With the move comes the debate over what the future of money will look like. Some people think that digital currencies will do nothing to upend the world’s currency system. Tech-savvy investors are pinning their hopes on cryptocurrencies taking over the world.
For the ordinary person, the one who may not be caught up in the debates, the questions are rather simple. Should I invest in cryptocurrency, or should I not? This article offers a guideline to answer some concerns you may have about how to keep your wealth.
Fiat currency versus cryptocurrency; the difference
Fiat currency is money declared legal by central governments. Fiat currency can be physical dollars or can be electronically represented as in bank credit. The government controls its supply, and you can use it to pay tax.
Digital currencies are not legal tender money; that is, a bank or a central government does not back the currency. They are global and decentralized. An algorithm controls its supply, and you may not use cryptocurrency to pay taxes.
Otherwise, the two have no intrinsic difference. Both cryptocurrency and fiat can be called currency or money. They are mediums of exchange that transfer and store value and can be used to buy services and goods. Their value is governed by scarcity, work, demand, supply, and other economic factors, and their value is affected by their surrounding systems.
What gives the cryptocurrency value?
Like with other things, cryptocurrencies derive value from their utility and the consensus by the people. They work the same way diamonds, oil, US dollars, and pet rocks work. Technically, they can be devalued if you introduce a new supply.

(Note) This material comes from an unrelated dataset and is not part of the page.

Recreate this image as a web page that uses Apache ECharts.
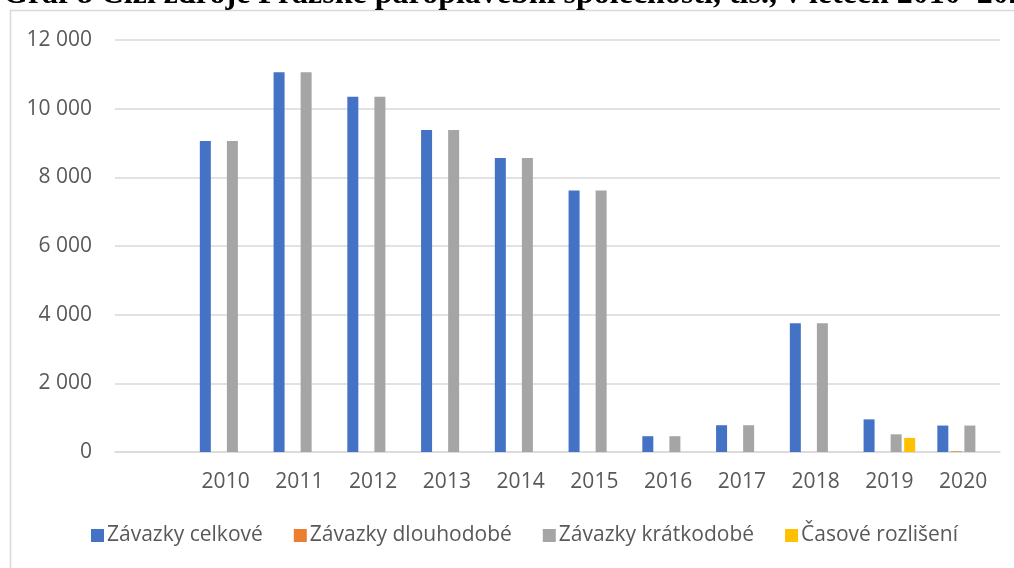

The difference between storing wealth in fiat versus cryptocurrency
The major difference between fiat currency and crypto is that supply in crypto cannot be diluted the way it can be diluted with fiat when supply is increased. No wonder many ICOs will introduce a limit to the number of coins that can ever be mined. If, for example, there will only be 21 million bitcoins, as individuals and corporations lose some, supply goes down. The coins become fewer, and it becomes more successful.
Even if bitcoin could increase to the eighth decimal, there would still not be enough for everyone on earth to earn large amounts. The people who adopt cryptocurrencies early stand better chances of owning more in the future.
What about equity?
Equity is typically tied to the laws of every nation, and the rights you have can be arbitrarily impacted or diluted without your consent. A piece of land in your neighborhood, fiat, or other stores of wealth, including gold, can be taken from you, but if you secure cryptocurrency, you can have access to it until you die.
More arguments could be made for storing wealth in cryptocurrency. Every person has to answer for themselves questions like how much they invest and the particular coin they want. As a rule of thumb, seek out information that will help you make more informed choices.